The main boogieman is Jack Derber, a respected scholar who preys on young co-eds by using various abduction M.O's, but all in the name of science. However, the art of abduction is not the end, but the beginning of a horror trip filled with years of sadistic torture both psychologically and physically. Up until recently, I might have thought it difficult and fictionally too cunning for a single predator to hold three victims captive in a house for years. What makes this fictional horror even more chilling is its timing. It is eerily similar to the recent Ohio kidnapping case (May 6, 2013) involving victims, Amanda Berry, Gina DeJesus and Michelle Knight where an incredible unearthing of a real-life house of horrors occurred. It's hard not to draw comparisons and let the mind wander from fictional depiction to real-life imagination and sympathy for those victims.
In most cases, I really like when I can connect a book to current events, but given the crimes, I'd gladly take pure fiction. Admittedly, the current event connection does heighten the fear and horror factor. However, the subject matter might be challenging for some readers to cope with if sensitive to such topics. The graphic details are after the fact descriptions, but still unsettling.

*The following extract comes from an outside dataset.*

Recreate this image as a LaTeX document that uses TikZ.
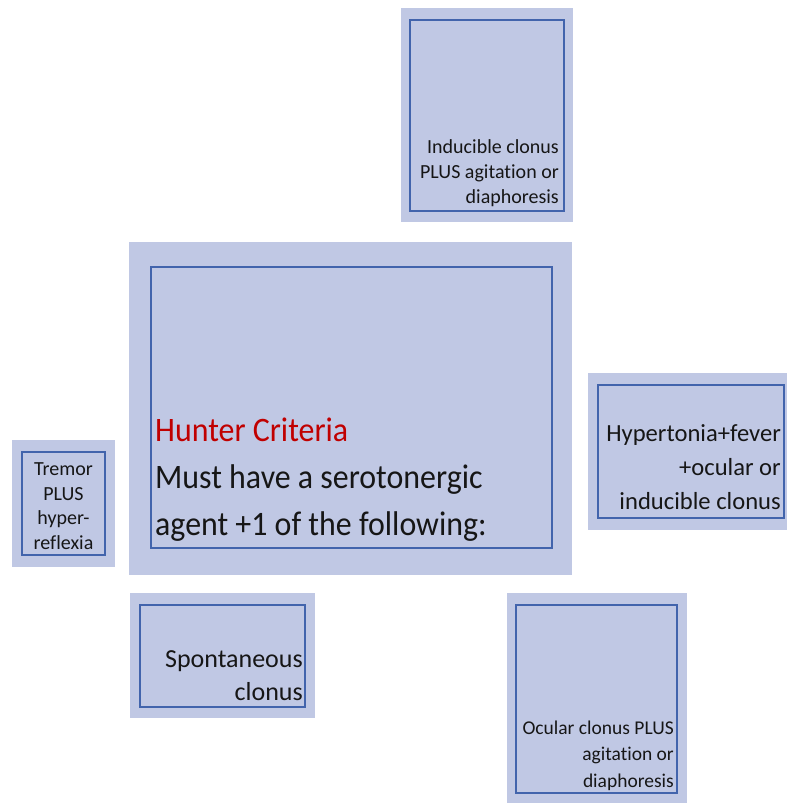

For the sake of the plot, it is important for the characters to take risks, but given their trauma it is a little hard to believe these particular woman could go through with some of the challenges of privately investigating. Without spoiling anything, several events occur that would cause anyone to crack up, but a person with phobias and severe PTSD, well, I think fiction definitely stretches the believability strand in the name of plot line in this book. But, who am I to say? As I mentioned, prior to the Amanda Berry case I would have thought the entire premise hovered mid-range on the believable scale, but humanity has proven me wrong once again! No one can say just how someone will recover or act after surviving these type of events, simply because there is not enough survivors to base a study on. Thank goodness! I should mention there are a few twists - the first being a bit too convenient and the second is pretty good. I admit, I guessed only half of it and was happily surprised at the reveal.